# Source code of charts
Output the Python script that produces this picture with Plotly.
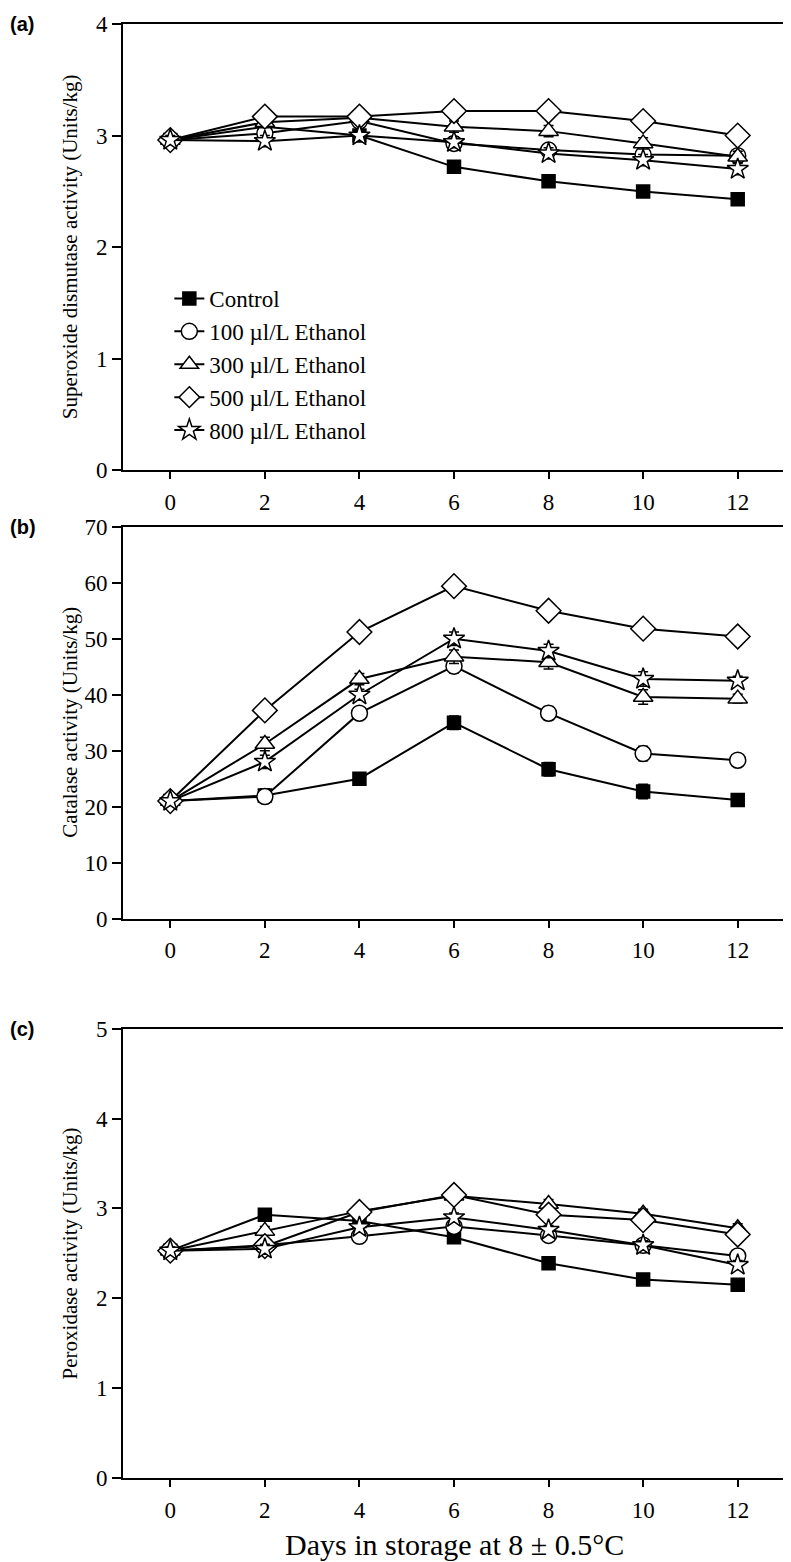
import plotly.graph_objects as go
from plotly.subplots import make_subplots

days = [0, 2, 4, 6, 8, 10, 12]
names = ['Control', '100 µl/L Ethanol', '300 µl/L Ethanol', '500 µl/L Ethanol', '800 µl/L Ethanol']

# (a) superoxide dismutase
sod_control = [2.96, 3.08, 3.00, 2.72, 2.59, 2.50, 2.43]
sod_100 = [2.96, 3.02, 3.13, 2.93, 2.87, 2.83, 2.82]
sod_300 = [2.96, 3.12, 3.16, 3.08, 3.04, 2.93, 2.81]
sod_500 = [2.96, 3.17, 3.17, 3.22, 3.22, 3.13, 3.00]
sod_800 = [2.96, 2.95, 3.00, 2.94, 2.84, 2.78, 2.70]
sod_err = [0.04, 0.05, 0.05, 0.05, 0.05, 0.05, 0.05]

# (b) catalase
cat_control = [21.0, 22.0, 25.0, 35.0, 26.7, 22.7, 21.2]
cat_100 = [21.0, 21.8, 36.7, 45.1, 36.7, 29.5, 28.3]
cat_300 = [21.0, 31.2, 42.8, 46.8, 45.8, 39.6, 39.3]
cat_500 = [21.0, 37.2, 51.2, 59.4, 55.0, 51.8, 50.4]
cat_800 = [21.0, 28.0, 40.0, 50.0, 47.8, 42.8, 42.5]
cat_err = [0.6, 1.2, 1.0, 1.2, 1.2, 1.3, 0.8]

# (c) peroxidase
pod_control = [2.53, 2.93, 2.86, 2.68, 2.39, 2.21, 2.15]
pod_100 = [2.53, 2.59, 2.69, 2.80, 2.70, 2.59, 2.47]
pod_300 = [2.53, 2.75, 2.97, 3.14, 3.05, 2.94, 2.78]
pod_500 = [2.53, 2.58, 2.96, 3.15, 2.93, 2.87, 2.71]
pod_800 = [2.53, 2.55, 2.79, 2.90, 2.76, 2.59, 2.37]
pod_err = [0.04, 0.05, 0.05, 0.05, 0.05, 0.05, 0.05]

panels = [
    [sod_control, sod_100, sod_300, sod_500, sod_800],
    [cat_control, cat_100, cat_300, cat_500, cat_800],
    [pod_control, pod_100, pod_300, pod_500, pod_800],
]
errors = [sod_err, cat_err, pod_err]
symbols = ['square', 'circle', 'triangle-up', 'diamond', 'star']
fills = ['black', 'white', 'white', 'white', 'white']
sizes = [13, 16, 17, 19, 16]

serif = 'Liberation Serif, Times New Roman, serif'

fig = make_subplots(rows=3, cols=1)

for r, series in enumerate(panels):
    for k, vals in enumerate(series):
        fig.add_trace(go.Scatter(
            x=days, y=vals, name=names[k], mode='lines+markers',
            showlegend=(r == 0),
            line=dict(color='black', width=2),
            marker=dict(symbol=symbols[k], size=sizes[k], color=fills[k],
                        line=dict(color='black', width=1.5)),
            error_y=dict(type='data', array=errors[r], color='black', thickness=1.5, width=5),
        ), row=r + 1, col=1)

doms = [[0.6930, 1.0], [0.3847, 0.6542], [0.0, 0.3090]]
yranges = [[0, 4], [0, 70], [0, 5]]
dticks = [1, 10, 1]
titles = ['Superoxide dismutase activity (Units/kg)', 'Catalase activity (Units/kg)',
          'Peroxidase activity (Units/kg)']
labels = ['(a)', '(b)', '(c)']

ax = dict(showline=True, linecolor='black', linewidth=2, mirror=True, showgrid=False,
          zeroline=False, ticks='outside', tickcolor='black', tickwidth=2,
          tickfont=dict(family=serif, size=23, color='black'))

for r in range(3):
    fig.update_xaxes(ax, range=[-1, 13], tickvals=days, ticklen=7, ticklabelstandoff=3,
                     domain=[0, 1], row=r + 1, col=1)
    fig.update_yaxes(ax, range=yranges[r], dtick=dticks[r], ticklen=9,
                     domain=doms[r], row=r + 1, col=1)
    mid = (doms[r][0] + doms[r][1]) / 2
    fig.add_annotation(text=titles[r], xref='paper', yref='paper', x=-0.080, y=mid,
                       textangle=-90, showarrow=False, xanchor='center', yanchor='middle',
                       font=dict(family=serif, size=21, color='black'))
    fig.add_annotation(text='<b>' + labels[r] + '</b>', xref='paper', yref='paper',
                       x=-0.173, y=doms[r][1], showarrow=False, xanchor='left', yanchor='middle',
                       font=dict(family='Liberation Sans, Arial, sans-serif', size=20, color='black'))

fig.add_annotation(text='Days in storage at 8 ± 0.5°C', xref='paper', yref='paper',
                   x=0.5, y=-0.0457, showarrow=False, xanchor='center', yanchor='middle',
                   font=dict(family=serif, size=30, color='black'))

# page body adds an 8px offset, so the figure is shrunk by that amount
fig.update_layout(
    width=783, height=1554,
    margin=dict(l=115, r=6, t=4, b=84),
    paper_bgcolor='white', plot_bgcolor='white',
    legend=dict(x=0.07, y=0.826, xanchor='left', yanchor='top', bgcolor='rgba(0,0,0,0)',
                font=dict(family=serif, size=23, color='black')),
)

fig.write_html("out.html")
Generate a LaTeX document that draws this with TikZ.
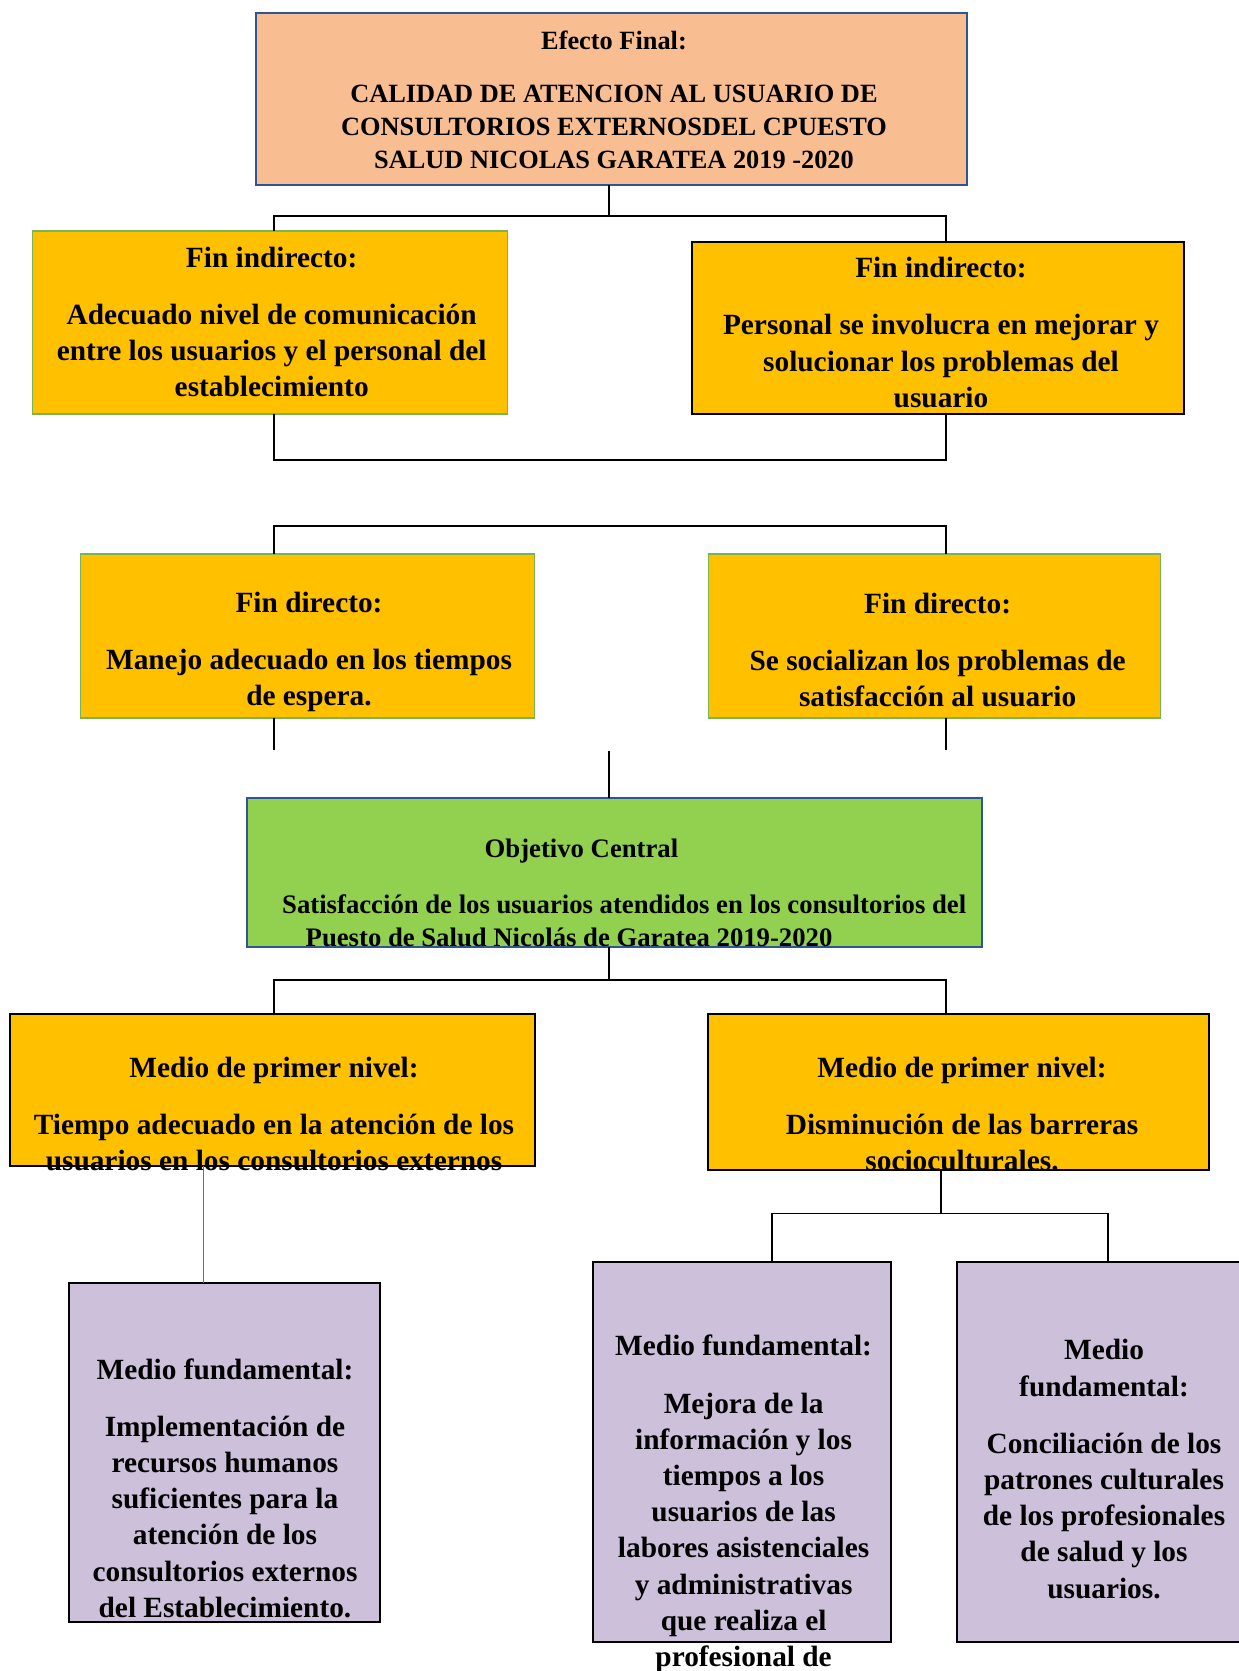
\documentclass[tikz,border=0pt]{standalone}
\usepackage{fontspec}
\setmainfont{Liberation Serif}
\usetikzlibrary{positioning}
\definecolor{peach}{RGB}{248,190,145}
\definecolor{amber}{RGB}{255,192,0}
\definecolor{lime}{RGB}{146,208,80}
\definecolor{lilac}{RGB}{204,192,218}
\definecolor{navy}{RGB}{47,85,151}
\definecolor{leaf}{RGB}{120,180,80}
\definecolor{wire}{RGB}{68,114,196}

\begin{document}
\begin{tikzpicture}[x=0.02cm, y=-0.02cm,
  box/.style={rectangle, inner sep=0pt, outer sep=0pt},
  efectobox/.style={box, fill=peach, draw=navy, line width=1.2pt},
  finbox/.style={box, fill=amber, draw=leaf, line width=0.6pt},
  mediobox/.style={box, fill=amber, draw=black, line width=1pt},
  objbox/.style={box, fill=lime, draw=navy, line width=1.2pt},
  fundbox/.style={box, fill=lilac, draw=black, line width=1pt},
  txt/.style={align=center, font=\bfseries\fontsize{16.7}{20.6}\selectfont},
  link/.style={line width=0.8pt}]
\useasboundingbox (0,0) rectangle (1239,1671);

% columns of the connectors
\foreach \n/\x in {colL/274, colM/609, colR/946, tapL/203, tapR/941, tapB/772, tapC/1108}
  \coordinate (\n) at (\x,0);

% boxes
\node [efectobox, minimum width=14.22cm, minimum height=3.44cm] (efecto) at (611.5,99) {};
\node [finbox, minimum width=9.52cm, minimum height=3.66cm] (fin-ind-1) at (270,322.5) {};
\node [mediobox, minimum width=9.84cm, minimum height=3.44cm] (fin-ind-2) at (938,328) {};
\node [finbox, minimum width=9.10cm, minimum height=3.28cm] (fin-dir-1) at (307.5,636) {};
\node [finbox, minimum width=9.06cm, minimum height=3.28cm] (fin-dir-2) at (934.5,636) {};
\node [objbox, minimum width=14.70cm, minimum height=2.98cm] (objetivo) at (614.5,872.5) {};
\node [mediobox, minimum width=10.50cm, minimum height=3.04cm] (medio-1) at (272.5,1090) {};
\node [mediobox, minimum width=10.02cm, minimum height=3.12cm] (medio-2) at (958.5,1092) {};
\node [fundbox, minimum width=6.22cm, minimum height=6.78cm] (mf-1) at (224.5,1452.5) {};
\node [fundbox, minimum width=5.96cm, minimum height=7.60cm] (mf-2) at (742,1452) {};
\node [fundbox, minimum width=5.80cm, minimum height=7.60cm] (mf-3) at (1102,1452) {};

% texts
\node [txt, font=\bfseries\fontsize{15}{18.8}\selectfont] (efecto-t) at (614,100)
  {Efecto Final:\\[11.5pt] CALIDAD DE ATENCION AL USUARIO DE\\ CONSULTORIOS EXTERNOSDEL CPUESTO\\ SALUD NICOLAS GARATEA 2019 -2020};
\node [txt] (fin-ind-1-t) at (271.7,322)
  {Fin indirecto:\\[12pt] Adecuado nivel de comunicación\\ entre los usuarios y el personal del\\ establecimiento};
\node [txt] (fin-ind-2-t) at (941,332.4)
  {Fin indirecto:\\[12pt] Personal se involucra en mejorar y\\ solucionar los problemas del\\ usuario};
\node [txt] (fin-dir-1-t) at (309,652)
  {Fin directo:\\[12pt] Manejo adecuado en los tiempos\\ de espera.};
\node [txt] (fin-dir-2-t) at (937.6,650)
  {Fin directo:\\[12pt] Se socializan los problemas de\\ satisfacción al usuario};
\node [txt, align=left, anchor=west, font=\bfseries\fontsize{15.2}{18.8}\selectfont] (objetivo-t) at (276,893)
  {\hspace*{4.05cm}Objetivo Central\\[12.7pt] Satisfacción de los usuarios atendidos en los consultorios del\\ \hspace*{0.47cm}Puesto de Salud Nicolás de Garatea 2019-2020};
\node [txt] (medio-1-t) at (274,1114)
  {Medio de primer nivel:\\[12pt] Tiempo adecuado en la atención de los\\ usuarios en los consultorios externos};
\node [txt] (medio-2-t) at (962,1114)
  {Medio de primer nivel:\\[12pt] Disminución de las barreras\\ socioculturales.};
\node [txt] (mf-1-t) at (225,1488)
  {Medio fundamental:\\[12pt] Implementación de\\ recursos humanos\\ suficientes para la\\ atención de los\\ consultorios externos\\ del Establecimiento.};
\node [txt] (mf-2-t) at (743.6,1504)
  {Medio fundamental:\\[12pt] Mejora de la\\ información y los\\ tiempos a los\\ usuarios de las\\ labores asistenciales\\ y administrativas\\ que realiza el\\ profesional de};
\node [txt] (mf-3-t) at (1104,1469)
  {Medio\\ fundamental:\\[12pt] Conciliación de los\\ patrones culturales\\ de los profesionales\\ de salud y los\\ usuarios.};

% efecto final to fines indirectos
\draw [link] (efecto.south -| colM) -- ++(0,31) -| (fin-ind-1.north -| colL);
\draw [link] (efecto.south -| colM) ++(0,31) -| (fin-ind-2.north -| colR);
\draw [link] (fin-ind-1.south -| colL) -- ++(0,46) -| (fin-ind-2.south -| colR);

% fines directos
\draw [link] (fin-dir-1.north -| colL) -- ++(0,-28) -| (fin-dir-2.north -| colR);
\draw [link] (fin-dir-1.south -| colL) -- ++(0,32);
\draw [link] (fin-dir-2.south -| colR) -- ++(0,32);
\draw [link] (objetivo.north -| colM) -- ++(0,-47);

% objetivo central to medios
\draw [link] (objetivo.south -| colM) -- ++(0,33) -| (medio-1.north -| colL);
\draw [link] (objetivo.south -| colM) ++(0,33) -| (medio-2.north -| colR);
\draw [wire, line width=0.5pt] (medio-1.south -| tapL) -- (mf-1.north -| tapL);
\draw [link] (medio-2.south -| tapR) -- ++(0,43.5) -| (mf-2.north -| tapB);
\draw [link] (medio-2.south -| tapR) ++(0,43.5) -| (mf-3.north -| tapC);
\end{tikzpicture}
\end{document}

# What is expected
Copy all lines above containing the string "that".

# The output
Output the Python script that produces this picture with Plotly.
# page body adds an 8px offset, so the figure is shrunk by that amount
Generate a LaTeX document that draws this with TikZ.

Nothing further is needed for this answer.